━━━ Dataset records ━━━

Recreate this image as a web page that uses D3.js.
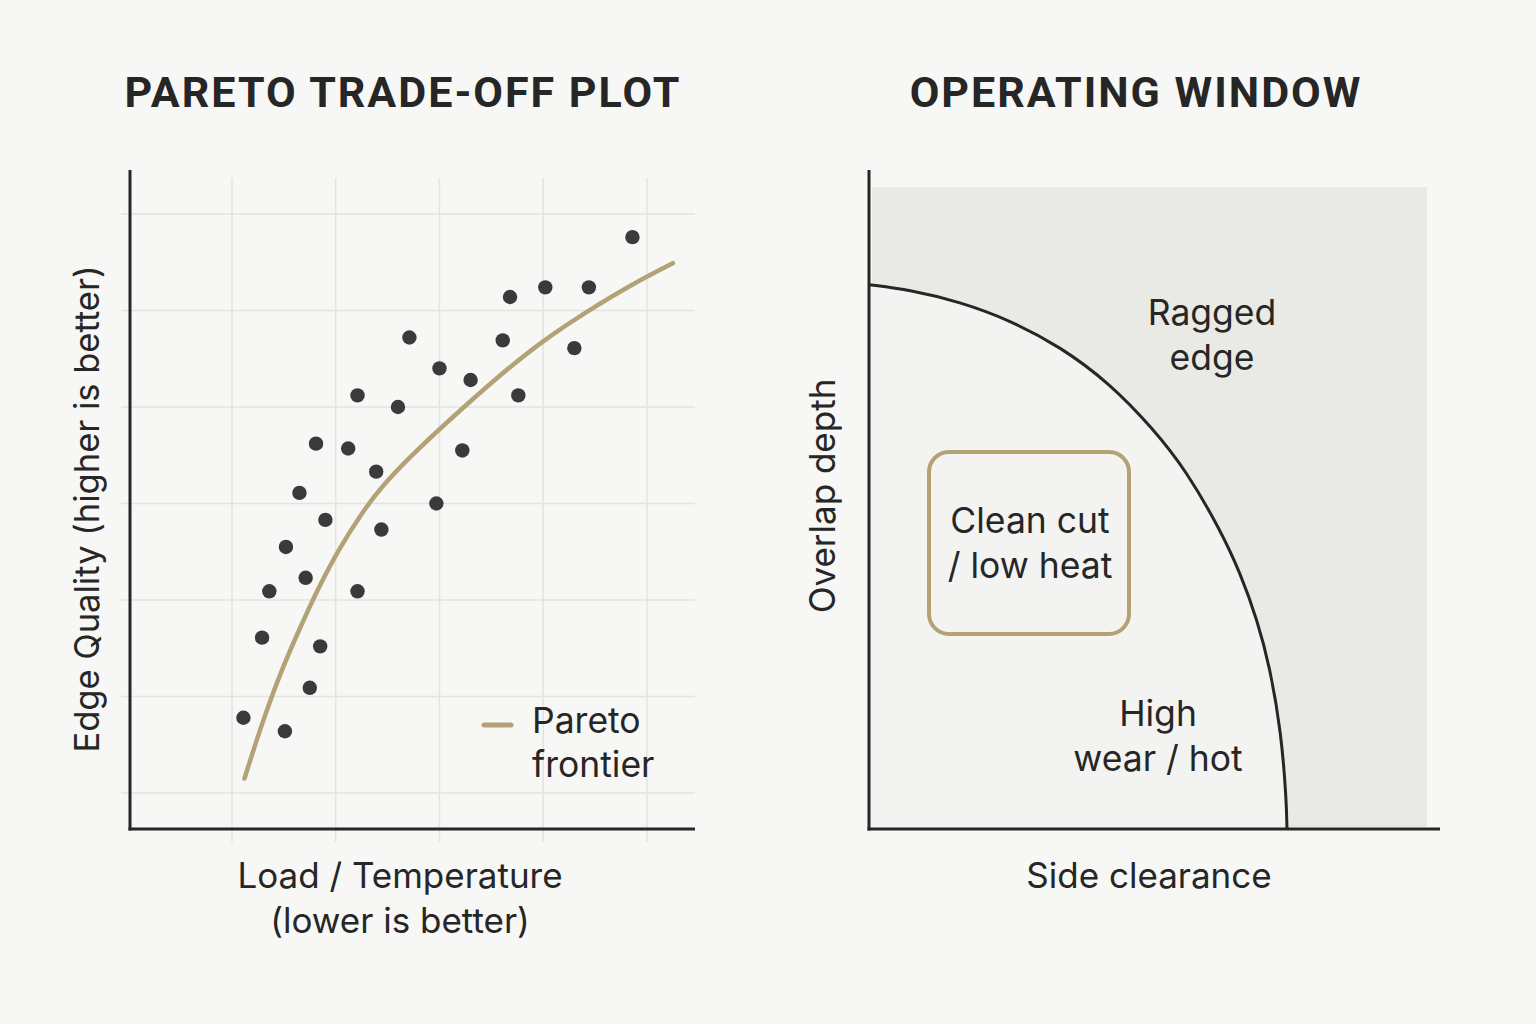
<!DOCTYPE html>
<html>
<head>
<meta charset="utf-8">
<script src="https://cdn.jsdelivr.net/npm/d3@7"></script>
<style>
  html, body { margin: 0; padding: 0; background: #f7f7f5; }
  svg { display: block; }
</style>
</head>
<body>
<svg id="chart" width="1536" height="1024"></svg>
<script>
// ---------- DATA ----------
// Left panel: Pareto trade-off (x = load/temperature, y = edge quality), arbitrary grid units
const xGridTicks = [1, 2, 3, 4, 5];
const yGridTicks = [1, 2, 3, 4, 5, 6, 7];
const pointsX = [4.86, 4.02, 4.44, 3.68, 3.61, 4.30, 2.71, 3.00, 3.30, 3.76, 2.21, 2.60, 1.81, 2.12, 3.22,
                 2.39, 1.65, 2.97, 1.90, 2.44, 1.52, 1.71, 1.36, 2.21, 1.29, 1.85, 1.75, 1.11, 1.51];
const pointsY = [6.76, 6.24, 6.24, 6.14, 5.69, 5.61, 5.72, 5.40, 5.28, 5.12, 5.12, 5.00, 4.62, 4.57, 4.55,
                 4.33, 4.11, 4.00, 3.83, 3.73, 3.55, 3.23, 3.09, 3.09, 2.61, 2.52, 2.09, 1.78, 1.64];
const frontierX = [1.12, 1.30, 1.49, 1.66, 1.82, 2.04, 2.27, 2.43, 2.72, 3.10, 3.58, 4.00, 4.42, 4.87, 5.25];
const frontierY = [1.15, 1.76, 2.31, 2.72, 3.10, 3.55, 3.93, 4.16, 4.49, 4.87, 5.33, 5.69, 5.99, 6.28, 6.49];
const legendLabel = ["Pareto", "frontier"];

// Right panel: operating window boundary (x = side clearance, y = overlap depth), 0-10 units
const boundaryX = [0, 0.72, 1.59, 2.47, 3.35, 4.22, 4.97, 5.57, 6.15, 6.50, 6.80, 7.02, 7.22, 7.31, 7.32];
const boundaryY = [8.26, 8.18, 8.00, 7.72, 7.32, 6.76, 6.08, 5.42, 4.54, 3.89, 3.17, 2.46, 1.46, 0.44, 0];
const regionNames = ["Clean cut / low heat", "Ragged edge", "High wear / hot"];

// Text
const titles = ["PARETO TRADE-OFF PLOT", "OPERATING WINDOW"];
const leftXLabel = ["Load / Temperature", "(lower is better)"];
const leftYLabel = "Edge Quality (higher is better)";
const rightXLabel = "Side clearance";
const rightYLabel = "Overlap depth";

// ---------- STYLE ----------
const INK = "#262626";
const DOT = "#3a3a3a";
const TAN = "#b2a276";
const GRID = "#e3e3e1";
const SHADE = "#e9e9e6";
const INSIDE = "#f3f3f1";
const TITLE_FONT = "Roboto, 'DejaVu Sans', sans-serif";
const BODY_FONT = "Inter, Roboto, 'DejaVu Sans', sans-serif";

const svg = d3.select("#chart");
svg.append("rect").attr("width", 1536).attr("height", 1024).attr("fill", "#f7f7f5");

// ---------- LEFT PANEL ----------
const L = { left: 128.25, right: 695, top: 170, bottom: 829 };
const xL = d3.scaleLinear().domain([0, 5.463]).range([L.left, L.right]);
const yL = d3.scaleLinear().domain([0.627, 7.456]).range([L.bottom, L.top]);

const gL = svg.append("g");
// grid
gL.selectAll("line.vg").data(xGridTicks).join("line")
  .attr("x1", d => xL(d)).attr("x2", d => xL(d))
  .attr("y1", 178).attr("y2", 842)
  .attr("stroke", GRID).attr("stroke-width", 1.5);
gL.selectAll("line.hg").data(yGridTicks).join("line")
  .attr("x1", 121).attr("x2", L.right)
  .attr("y1", d => yL(d)).attr("y2", d => yL(d))
  .attr("stroke", GRID).attr("stroke-width", 1.5);
// axes
gL.append("line").attr("x1", 130).attr("x2", 130).attr("y1", L.top).attr("y2", L.bottom + 1.5)
  .attr("stroke", INK).attr("stroke-width", 3);
gL.append("line").attr("x1", 128.5).attr("x2", L.right).attr("y1", L.bottom).attr("y2", L.bottom)
  .attr("stroke", INK).attr("stroke-width", 3);

// frontier
const frontier = frontierX.map((x, i) => [x, frontierY[i]]);
gL.append("path")
  .datum(frontier)
  .attr("d", d3.line().x(d => xL(d[0])).y(d => yL(d[1])).curve(d3.curveBasis))
  .attr("fill", "none").attr("stroke", TAN).attr("stroke-width", 4.5).attr("stroke-linecap", "round");

// points
const pts = pointsX.map((x, i) => [x, pointsY[i]]);
gL.selectAll("circle.pt").data(pts).join("circle")
  .attr("cx", d => xL(d[0])).attr("cy", d => yL(d[1])).attr("r", 7.2)
  .attr("fill", DOT);

// legend
gL.append("line").attr("x1", 484).attr("x2", 511).attr("y1", 725).attr("y2", 725)
  .attr("stroke", TAN).attr("stroke-width", 5).attr("stroke-linecap", "round");
gL.selectAll("text.leg").data(legendLabel).join("text")
  .attr("x", 532).attr("y", (d, i) => 733 + i * 44)
  .attr("font-family", BODY_FONT).attr("font-size", 35.5).attr("fill", INK)
  .text(d => d);

// titles
svg.selectAll("text.title").data(titles).join("text")
  .attr("x", (d, i) => i === 0 ? 403 : 1136).attr("y", 107)
  .attr("text-anchor", "middle")
  .attr("font-family", TITLE_FONT).attr("font-weight", 700).attr("font-size", 43)
  .attr("letter-spacing", 2).attr("fill", INK)
  .text(d => d);

// left axis labels
svg.selectAll("text.lx").data(leftXLabel).join("text")
  .attr("x", 400).attr("y", (d, i) => 888 + i * 45)
  .attr("text-anchor", "middle")
  .attr("font-family", BODY_FONT).attr("font-size", 35).attr("fill", INK)
  .text(d => d);
svg.append("text")
  .attr("transform", "translate(99,509) rotate(-90)")
  .attr("text-anchor", "middle")
  .attr("font-family", BODY_FONT).attr("font-size", 34.5).attr("fill", INK)
  .text(leftYLabel);

// ---------- RIGHT PANEL ----------
const R = { left: 869, right: 1440, top: 170, bottom: 829 };
const xR = d3.scaleLinear().domain([0, 10]).range([R.left, R.right]);
const yR = d3.scaleLinear().domain([0, 10]).range([R.bottom, R.top]);

const gR = svg.append("g");
// shaded background (outside operating window)
gR.append("rect").attr("x", 872).attr("y", 187).attr("width", 1427 - 872).attr("height", 827 - 187)
  .attr("fill", SHADE);

const boundary = boundaryX.map((x, i) => [x, boundaryY[i]]);
const bLine = d3.line().x(d => xR(d[0])).y(d => yR(d[1])).curve(d3.curveBasis);
// inside fill
gR.append("path")
  .attr("d", bLine(boundary) + `L${xR(0)},${yR(0)}Z`)
  .attr("fill", INSIDE);
// boundary stroke
gR.append("path").datum(boundary).attr("d", bLine)
  .attr("fill", "none").attr("stroke", INK).attr("stroke-width", 3);

// axes
gR.append("line").attr("x1", R.left).attr("x2", R.left).attr("y1", R.top).attr("y2", R.bottom + 1.5)
  .attr("stroke", INK).attr("stroke-width", 3);
gR.append("line").attr("x1", R.left - 1.5).attr("x2", R.right).attr("y1", R.bottom).attr("y2", R.bottom)
  .attr("stroke", INK).attr("stroke-width", 3);

// clean cut box
gR.append("rect").attr("x", 929).attr("y", 452).attr("width", 200).attr("height", 182)
  .attr("rx", 20).attr("ry", 20)
  .attr("fill", INSIDE).attr("stroke", TAN).attr("stroke-width", 4);

const regionLayout = [
  { cx: 1030, y: 533, lines: ["Clean cut", "/ low heat"] },
  { cx: 1212, y: 325, lines: ["Ragged", "edge"] },
  { cx: 1158, y: 726, lines: ["High", "wear / hot"] }
];
regionLayout.forEach((r, k) => {
  gR.append("text")
    .attr("text-anchor", "middle")
    .attr("font-family", BODY_FONT).attr("font-size", 35.5).attr("fill", INK)
    .attr("aria-label", regionNames[k])
    .selectAll("tspan").data(r.lines).join("tspan")
    .attr("x", r.cx).attr("y", (d, i) => r.y + i * 45)
    .text(d => d);
});

svg.append("text")
  .attr("x", 1149).attr("y", 888)
  .attr("text-anchor", "middle")
  .attr("font-family", BODY_FONT).attr("font-size", 35).attr("fill", INK)
  .text(rightXLabel);
svg.append("text")
  .attr("transform", "translate(835,496) rotate(-90)")
  .attr("text-anchor", "middle")
  .attr("font-family", BODY_FONT).attr("font-size", 35).attr("fill", INK)
  .text(rightYLabel);
</script>
</body>
</html>
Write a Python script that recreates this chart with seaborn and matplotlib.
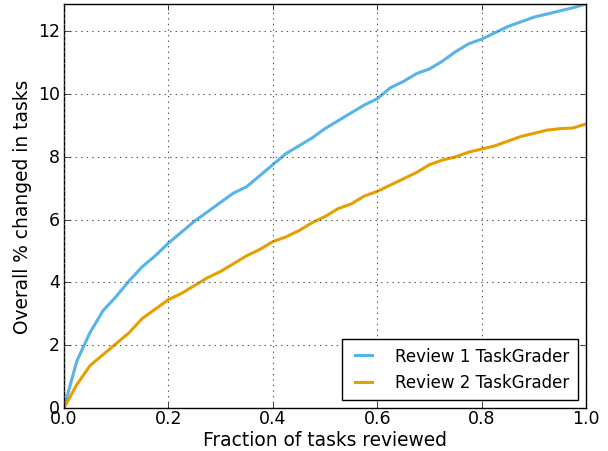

━━━

Give only the count of lines in which the string "that" appears.

- Final result: 2